***** Information supplied

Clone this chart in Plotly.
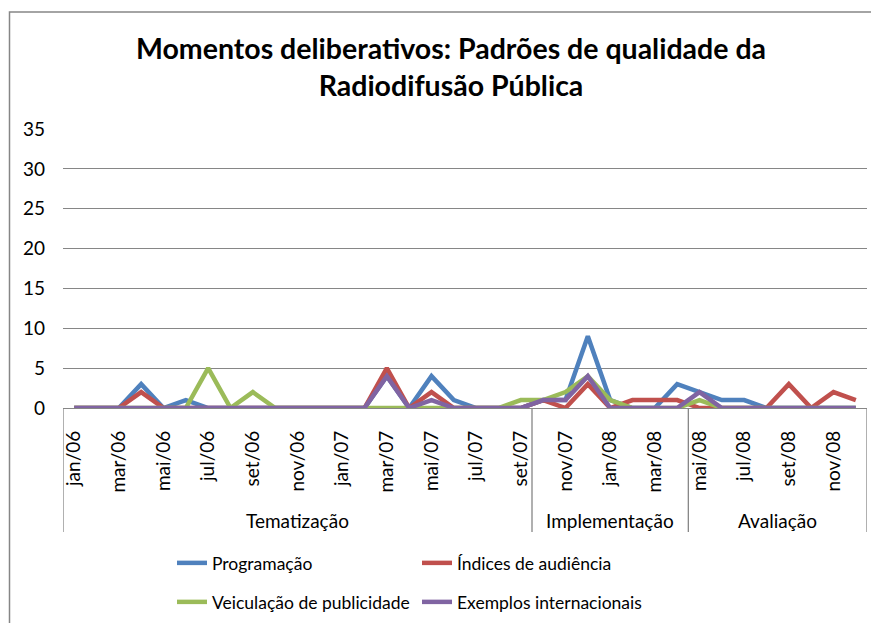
import plotly.graph_objects as go

months = ["jan/06","fev/06","mar/06","abr/06","mai/06","jun/06","jul/06","ago/06","set/06","out/06","nov/06","dez/06",
          "jan/07","fev/07","mar/07","abr/07","mai/07","jun/07","jul/07","ago/07","set/07","out/07","nov/07","dez/07",
          "jan/08","fev/08","mar/08","abr/08","mai/08","jun/08","jul/08","ago/08","set/08","out/08","nov/08","dez/08"]
tick_labels = ["jan/06","mar/06","mai/06","jul/06","set/06","nov/06","jan/07","mar/07","mai/07","jul/07","set/07",
               "nov/07","jan/08","mar/08","mai/08","jul/08","set/08","nov/08"]

programacao = [0,0,0,3,0,1,0,0,0,0,0,0, 0,0,4,0,4,1,0,0,0,1,1,9, 1,0,0,3,2,1,1,0,0,0,0,0]
indices     = [0,0,0,2,0,0,0,0,0,0,0,0, 0,0,5,0,2,0,0,0,0,1,0,3, 0,1,1,1,0,0,0,0,3,0,2,1]
publicidade = [0,0,0,0,0,0,5,0,2,0,0,0, 0,0,0,0,0,0,0,0,1,1,2,4, 1,0,0,0,1,0,0,0,0,0,0,0]
exemplos    = [0,0,0,0,0,0,0,0,0,0,0,0, 0,0,4,0,1,0,0,0,0,1,1,4, 0,0,0,0,2,0,0,0,0,0,0,0]

series_names = ["Programação", "Índices de audiência", "Veiculação de publicidade", "Exemplos internacionais"]
series_values = [programacao, indices, publicidade, exemplos]
colors = ["#4F81BD", "#C0504D", "#9BBB59", "#8064A2"]

group_names = ["Tematização", "Implementação", "Avaliação"]
group_sizes = [21, 7, 8]

FONT = "Lato, 'Open Sans', sans-serif"
W, H = 879, 623
OFF = 8  # page body margin offset
# desired screen positions of the plot area
SX0, SX1, SY0, SY1 = 63, 867, 129, 408
L = SX0 - OFF
R = W - (SX1 - OFF)
T = SY0 - OFF
B = H - (SY1 - OFF)
pw, ph = W - L - R, H - T - B

def px_x(p):  # screen x -> paper x
    return (p - SX0) / pw

def px_y(p):  # screen y -> paper y
    return (SY1 - p) / ph

fig = go.Figure()
legend_ids = ["legend", "legend2", "legend3", "legend4"]
legend_pos = [(172, 563), (417, 563), (172, 602), (417, 602)]
for i, (name, vals, col) in enumerate(zip(series_names, series_values, colors)):
    fig.add_trace(go.Scatter(
        x=months, y=vals, name=name, mode="lines",
        line=dict(color=col, width=4.5), cliponaxis=False,
        legend=legend_ids[i],
    ))

legend_layout = {}
for lid, (lx, ly) in zip(legend_ids, legend_pos):
    legend_layout[lid] = dict(
        xref="container", yref="container", x=(lx - OFF) / W, y=1 - (ly - OFF) / H,
        xanchor="left", yanchor="middle", bgcolor="rgba(0,0,0,0)",
        font=dict(family=FONT, size=17.5, color="#000000"), borderwidth=0,
    )

shapes = [dict(type="rect", xref="paper", yref="paper",
               x0=px_x(9.5), x1=px_x(895), y0=px_y(660), y1=px_y(12),
               line=dict(color="#868686", width=1.5), fillcolor="rgba(0,0,0,0)", layer="below")]

annotations = []
start = 0
bounds = [-0.5]
for gname, gsize in zip(group_names, group_sizes):
    end = start + gsize
    bounds.append(end - 0.5)
    annotations.append(dict(x=(start + end - 1) / 2, y=px_y(520), xref="x", yref="paper",
                            text=gname, showarrow=False, xanchor="center", yanchor="middle",
                            font=dict(family=FONT, size=19, color="#000000")))
    start = end
for b in bounds:
    shapes.append(dict(type="line", xref="x", yref="paper", x0=b, x1=b,
                       y0=0, y1=px_y(532), line=dict(color="#868686", width=1.3)))

fig.update_layout(
    width=W, height=H,
    margin=dict(l=L, r=R, t=T, b=B, autoexpand=False),
    paper_bgcolor="white", plot_bgcolor="white",
    title=dict(text="<b>Momentos deliberativos: Padrões de qualidade da<br>Radiodifusão Pública</b>",
               x=(451 - OFF) / W, xref="container", xanchor="center",
               y=1 - (59 - OFF) / H, yref="container", yanchor="middle",
               font=dict(family=FONT, size=28.5, color="#000000")),
    showlegend=True,
    shapes=shapes,
    annotations=annotations,
    **legend_layout,
)
fig.update_xaxes(
    type="category", categoryorder="array", categoryarray=months,
    range=[-0.5, len(months) - 0.5], automargin=False,
    tickmode="array", tickvals=tick_labels, ticktext=tick_labels, tickangle=-90,
    tickfont=dict(family=FONT, size=19, color="#000000"),
    showline=True, linecolor="#868686", linewidth=1.3,
    showgrid=False, zeroline=False, ticks="", ticklabelstandoff=14,
)
fig.update_yaxes(
    range=[0, 35], tickmode="array", tickvals=[0, 5, 10, 15, 20, 25, 30, 35],
    tickfont=dict(family=FONT, size=19, color="#000000"), automargin=False,
    showgrid=True, gridcolor="#868686", gridwidth=1.3,
    zeroline=False, showline=False, ticks="", ticklabelstandoff=17,
)
fig.write_html("out.html")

**********

**What the exercise asks**: Quote, exactly and only, the lines from the first line of the data above through the line containing "import plotly.graph_objects as go". The pictures do not belong in it.

**Solution for this task**:
Clone this chart in Plotly.
import plotly.graph_objects as go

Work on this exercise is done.